The international system of the Eastern Zhou has long held a fascination for international relations theorists. Like Europe in the 18th and 19th centuries it had a small number of great powers interacting over a single cultural space. Thus it presents another sandbox in which to test theories of international relations using historical data. Pre-Qin China is both a rich source of data for international relations specialists and a rich source of analytical insight. The work of Han Fei, Mo Di or Mencius is at least equal in value to that of Thucydides in the Western canon. The added value of pre-Qin China is that we have an independently authored set of historical texts that lay out the narrative of inter-state relations in ways that allow us to independently evaluate the relationship of data to interpretation and analysis. This allows us to place modern scientific analytic frames around the interpretive propositions of pre-Qin thinkers, and independently evaluate the data in that light. We are also able to reconstruct the interpretive frames of pre-Qin thinkers in ways that correspond more closely to scientific methodology. We must be careful, however, not to identify our reconstructed frames that draw heavily on the received body of scientific discourse, with the original frameworks proposed by pre-Qin thinkers.

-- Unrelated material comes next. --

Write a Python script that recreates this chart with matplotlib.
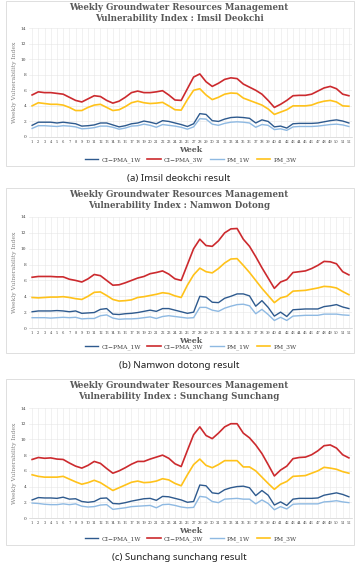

What we should be looking for is neither how modern practice validates the insights of pre-Qin thinkers, nor how pre-Qin thinkers anticipate modern scientific theory. The latter form of anachronistic theorizing may be satisfying for nationalist ideologists or for parlor-room discussion, but has no place in scientific discourse. We must acknowledge that we cannot stand on the same ground as our ancient forebears and look at the present. Instead we should look at the reframed ancient wisdom and ask whether or how this wisdom allows us to fill out or expand the frame of our scientific knowledge and how this new synthesis allows us better to interpret data, both ancient and modern. That is, we cannot deny our own interpretive agency based on our own training and experience, and we must apply the same empirical tests that we would use in judging contemporary research paradigms.